Friday, 7 November 2014

The Wrong Pair of Tights ...

At 8.15 in the morning this week I had a phone call from The Teen's school.

Your daughter, said a cheerful lady called Jane, is wearing The Wrong Pair of Tights. Can you bring her, she added, a pair of the right tights?

I'm not a morning person I admit. It takes me at least two Peppa Pigs and a large cup of scaldingly hot tea before I can communicate with anybody in more than grunts, but I agreed to attend forthwith with The Right Pair of Tights. 

But, amidst my confusion, I lied. It was 8.15. I don't drive. The Teen's school was more than a mile away. The Boy was partially dressed, covered in toast crumbs and there was one more Peppa Pig to watch before he had to be taken in the opposite direction and I could even consider rescuing The Teen with a pair of the right tights......

So I panicked and I fluffed and I flaffed and I bungled around trying to find the Right Pair of Tights. And then I paused. And then I thought: Hang on, what do they mean? The wrong pair of tights?

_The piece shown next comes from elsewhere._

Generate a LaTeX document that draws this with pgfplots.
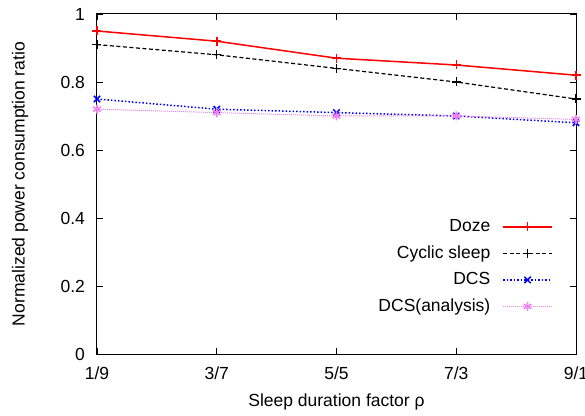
\documentclass[border=0pt]{standalone}
\usepackage{fontspec}
\setmainfont{Liberation Sans}
\usepackage{pgfplots}
\pgfplotsset{compat=1.18}
\definecolor{dcsa}{RGB}{238,130,238}
\begin{document}
\fontsize{17.5}{20}\selectfont
\begin{tikzpicture}
\useasboundingbox (-97pt,-61pt) rectangle (488pt,354pt);
\begin{axis}[
  at={(0,0)}, anchor=south west,
  scale only axis, width=479pt, height=340pt,
  xmin=0, xmax=4, ymin=0, ymax=1,
  xtick={0,1,2,3,4}, xticklabels={1/9,3/7,5/5,7/3,9/1},
  ytick={0,0.2,0.4,0.6,0.8,1},
  yticklabels={0,0.2,0.4,0.6,0.8,1},
  tick pos=both, tick align=inside,
  major tick length=6pt,
  tick style={line width=0.8pt, black},
  /pgf/number format/assume math mode=true,
  tick label style={font=\fontsize{17.5}{20}\selectfont},
  xticklabel style={anchor=base, yshift=-25pt},
  yticklabel style={xshift=-6pt},
  every axis x label/.style={at={(rel axis cs:0.5,0)}, anchor=center, yshift=-48pt},
  every axis y label/.style={at={(rel axis cs:0,0.5)}, anchor=center, xshift=-77pt, rotate=90},
  label style={font=\fontsize{17.5}{20}\selectfont},
  xlabel={Sleep duration factor ρ},
  ylabel={Normalized power consumption ratio},
  axis line style={line width=1pt},
  legend style={draw=none, fill=none, at={(rel axis cs:0.952,0.402)}, anchor=north east,
    font=\fontsize{17.5}{20}\selectfont, row sep=7.5pt, column sep=10pt, inner sep=0pt,
    nodes={inner sep=2pt}},
  legend cell align=right,
  legend plot pos=right,
  legend image code/.code={\draw[mark repeat=2,mark phase=2] plot coordinates {(0pt,0pt)(24.5pt,0pt)(49pt,0pt)};},
]
\addplot[red, line width=1.5pt, mark=+, mark size=4.5pt, mark options={solid}] coordinates {(0,0.95)(1,0.92)(2,0.87)(3,0.85)(4,0.82)};
\addlegendentry{Doze}
\addplot[black, line width=1.2pt, dash pattern=on 4pt off 2.5pt, mark=+, mark size=4.5pt, mark options={solid}] coordinates {(0,0.91)(1,0.88)(2,0.84)(3,0.80)(4,0.75)};
\addlegendentry{Cyclic sleep}
\addplot[blue, line width=1.5pt, dash pattern=on 1.5pt off 2pt, mark=x, mark size=4.5pt, mark options={solid}] coordinates {(0,0.75)(1,0.72)(2,0.71)(3,0.70)(4,0.68)};
\addlegendentry{DCS}
\addplot[dcsa, line width=1pt, dash pattern=on 1pt off 1pt, mark=asterisk, mark size=4.5pt, mark options={solid, line width=1.6pt}] coordinates {(0,0.72)(1,0.71)(2,0.70)(3,0.70)(4,0.69)};
\addlegendentry{DCS(analysis)}
\end{axis}
\end{tikzpicture}
\end{document}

I've written before, here and here and here, about uniform policy at The Teen's school. It doesn't, in summation, make me happy whilst I fully understand the need for it, Particularly in a school as big as The Teen's which has over 2,000 pupils.

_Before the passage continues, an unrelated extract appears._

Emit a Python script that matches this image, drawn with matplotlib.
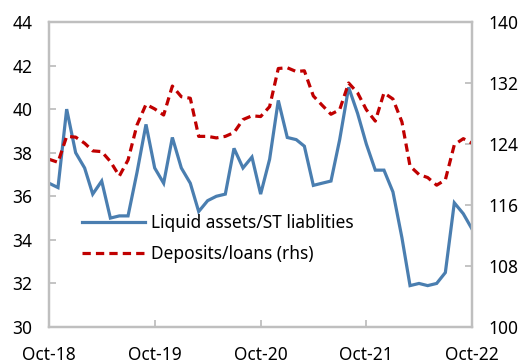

I understand just one pupil wearing The Wrong Pair of Tights could lead to another pupil wearing The Wrong Pair of Tights and then another. And then another, and soon it could become an organisation. Then, what if 50 pupils turn up in The Wrong Pair of Tights? Fifty pupils. Then, my friend, they may think it a movement.*

So I worried.

I worried just exactly what were The Wrong Pair of Tights like. They clearly were not the regulation black 40 denier as required, The Teen was stopped by Uniform Patrol before she got through the school gates. Banished to the Student Information Desk to ask for emergency regulation tights (they had none), she was then sent to a room to await my triumphant arrival with The Right Pair of Tights.

My triumphant arrival was, as we are all now aware, destined to be belated. This occurred to the school around about the same time as The Teen had missed all but the very end of her first lesson (maths). She was released back into the school community, still sporting her dangerously volatile tights.

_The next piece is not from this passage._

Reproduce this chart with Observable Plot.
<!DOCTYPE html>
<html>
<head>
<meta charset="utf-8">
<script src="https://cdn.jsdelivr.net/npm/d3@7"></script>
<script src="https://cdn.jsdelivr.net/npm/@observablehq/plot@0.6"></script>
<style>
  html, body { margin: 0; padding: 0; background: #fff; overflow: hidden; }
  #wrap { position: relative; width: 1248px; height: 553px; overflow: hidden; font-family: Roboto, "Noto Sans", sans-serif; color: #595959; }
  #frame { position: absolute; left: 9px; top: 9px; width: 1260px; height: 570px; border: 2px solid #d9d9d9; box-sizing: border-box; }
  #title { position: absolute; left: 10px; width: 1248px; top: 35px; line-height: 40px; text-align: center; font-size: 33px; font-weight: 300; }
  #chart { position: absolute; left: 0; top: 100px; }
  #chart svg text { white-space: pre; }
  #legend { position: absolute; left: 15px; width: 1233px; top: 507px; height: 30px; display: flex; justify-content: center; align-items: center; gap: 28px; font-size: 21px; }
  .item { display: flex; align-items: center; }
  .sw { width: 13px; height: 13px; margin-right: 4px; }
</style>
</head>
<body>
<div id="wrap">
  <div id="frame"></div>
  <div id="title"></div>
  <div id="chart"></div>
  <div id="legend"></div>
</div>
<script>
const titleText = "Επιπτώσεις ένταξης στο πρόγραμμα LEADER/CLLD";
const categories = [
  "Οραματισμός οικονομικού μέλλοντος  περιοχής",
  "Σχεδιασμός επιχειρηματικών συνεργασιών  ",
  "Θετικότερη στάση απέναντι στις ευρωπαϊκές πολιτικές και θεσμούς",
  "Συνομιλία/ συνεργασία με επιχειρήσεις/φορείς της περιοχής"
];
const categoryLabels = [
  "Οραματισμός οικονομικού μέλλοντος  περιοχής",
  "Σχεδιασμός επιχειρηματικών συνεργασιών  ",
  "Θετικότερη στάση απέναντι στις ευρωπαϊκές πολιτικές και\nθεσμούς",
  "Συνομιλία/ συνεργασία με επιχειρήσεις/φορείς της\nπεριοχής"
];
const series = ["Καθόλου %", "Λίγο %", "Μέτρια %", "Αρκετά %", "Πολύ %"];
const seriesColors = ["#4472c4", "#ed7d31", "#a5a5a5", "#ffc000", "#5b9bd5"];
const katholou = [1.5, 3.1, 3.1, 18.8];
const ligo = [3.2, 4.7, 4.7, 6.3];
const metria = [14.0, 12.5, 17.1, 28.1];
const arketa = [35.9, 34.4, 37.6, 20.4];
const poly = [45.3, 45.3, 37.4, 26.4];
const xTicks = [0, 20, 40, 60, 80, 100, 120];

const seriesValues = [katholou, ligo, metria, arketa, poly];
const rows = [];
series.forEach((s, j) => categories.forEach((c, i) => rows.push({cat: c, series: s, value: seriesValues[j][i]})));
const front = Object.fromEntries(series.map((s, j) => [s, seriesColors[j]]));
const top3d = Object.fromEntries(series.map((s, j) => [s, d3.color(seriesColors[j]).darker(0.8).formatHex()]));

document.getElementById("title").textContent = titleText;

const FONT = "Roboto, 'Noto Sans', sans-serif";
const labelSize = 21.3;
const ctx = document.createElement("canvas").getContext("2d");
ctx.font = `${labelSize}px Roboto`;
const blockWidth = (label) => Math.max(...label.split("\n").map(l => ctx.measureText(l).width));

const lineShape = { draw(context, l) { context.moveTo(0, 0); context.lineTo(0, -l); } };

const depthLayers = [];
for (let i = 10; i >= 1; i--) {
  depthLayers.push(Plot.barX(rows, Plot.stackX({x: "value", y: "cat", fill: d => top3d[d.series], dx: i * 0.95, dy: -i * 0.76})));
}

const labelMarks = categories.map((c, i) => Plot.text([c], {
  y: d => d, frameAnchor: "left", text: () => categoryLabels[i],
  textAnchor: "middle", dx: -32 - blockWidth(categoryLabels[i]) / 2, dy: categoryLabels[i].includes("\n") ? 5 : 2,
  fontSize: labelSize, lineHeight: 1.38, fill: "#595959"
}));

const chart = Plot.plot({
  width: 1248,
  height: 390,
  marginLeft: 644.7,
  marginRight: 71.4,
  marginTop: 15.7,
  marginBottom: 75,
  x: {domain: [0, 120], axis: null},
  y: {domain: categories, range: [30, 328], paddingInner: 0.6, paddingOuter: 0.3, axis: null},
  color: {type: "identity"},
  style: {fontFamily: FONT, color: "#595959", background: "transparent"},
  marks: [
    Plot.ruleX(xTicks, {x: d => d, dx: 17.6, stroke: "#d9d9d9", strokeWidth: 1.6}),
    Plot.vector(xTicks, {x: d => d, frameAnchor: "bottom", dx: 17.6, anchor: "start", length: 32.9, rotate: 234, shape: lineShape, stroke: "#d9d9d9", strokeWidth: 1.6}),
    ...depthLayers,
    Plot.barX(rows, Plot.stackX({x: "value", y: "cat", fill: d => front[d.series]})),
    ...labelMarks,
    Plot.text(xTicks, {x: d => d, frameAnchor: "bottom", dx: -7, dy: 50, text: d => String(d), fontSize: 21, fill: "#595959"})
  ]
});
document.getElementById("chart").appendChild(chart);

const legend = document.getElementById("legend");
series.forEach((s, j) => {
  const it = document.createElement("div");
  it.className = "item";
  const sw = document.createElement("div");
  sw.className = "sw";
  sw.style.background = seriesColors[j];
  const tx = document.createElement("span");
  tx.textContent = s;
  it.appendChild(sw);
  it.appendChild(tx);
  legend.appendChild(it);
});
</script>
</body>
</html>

Meanwhile The Man and I had eventually ridden to the rescue (in a three and a half tonne truck) and with not one, but two pairs of the Right Kind of Tights, just in case. We talked to the receptionist and then we talked to Cheerful Jane (remember Cheerful Jane?) and then we talked to someone else who may or may not have been a teacher but wore a suit, was very avuncular, totally understanding and clearly had no idea who our daughter was at all.

They were all, though, in absolute agreement that she was most definitely in The Wrong Pair of Tights.

Of course I had to ask what exactly made those tights The Wrong Pair of Tights......

Reconstruction: The Teen wearing The Wrong Pair of Tights ....

The wrong pair of tights

Okay they're 60 denier and not the regulation 40 but wait...

.. the tights had a 40 denier panel that was exposed as she walked, albeit both briefly and hardly at all

The Teen had in her morning befuddled, probably-stayed-up-all-night-playing-Minecraft-on-her-phone-even-though-she-claims-she-doesn't state picked up a pair of her 18 year old sister's tights, complete with ladder, and put them on oblivious.


She remained oblivious until it was pointed out to her at the school gate which was also when she simultaneously realised why her tights felt a bit more roomy than usual.

Despite our rescue mission, The Teen spent four hours attending classes wearing The Wrong Pair of Tights before The Right Pair of Tights reached her and not one person, member of staff or fellow pupil, noticed at all. I suspect she pulled them up a bit.

But at least an incipient tights based rebellion was quelled. Though The Teen, who has only been a teen for the past two months, is still wondering what all the fuss was about. And me, I've hidden the TeenTwin's collection of fishnets.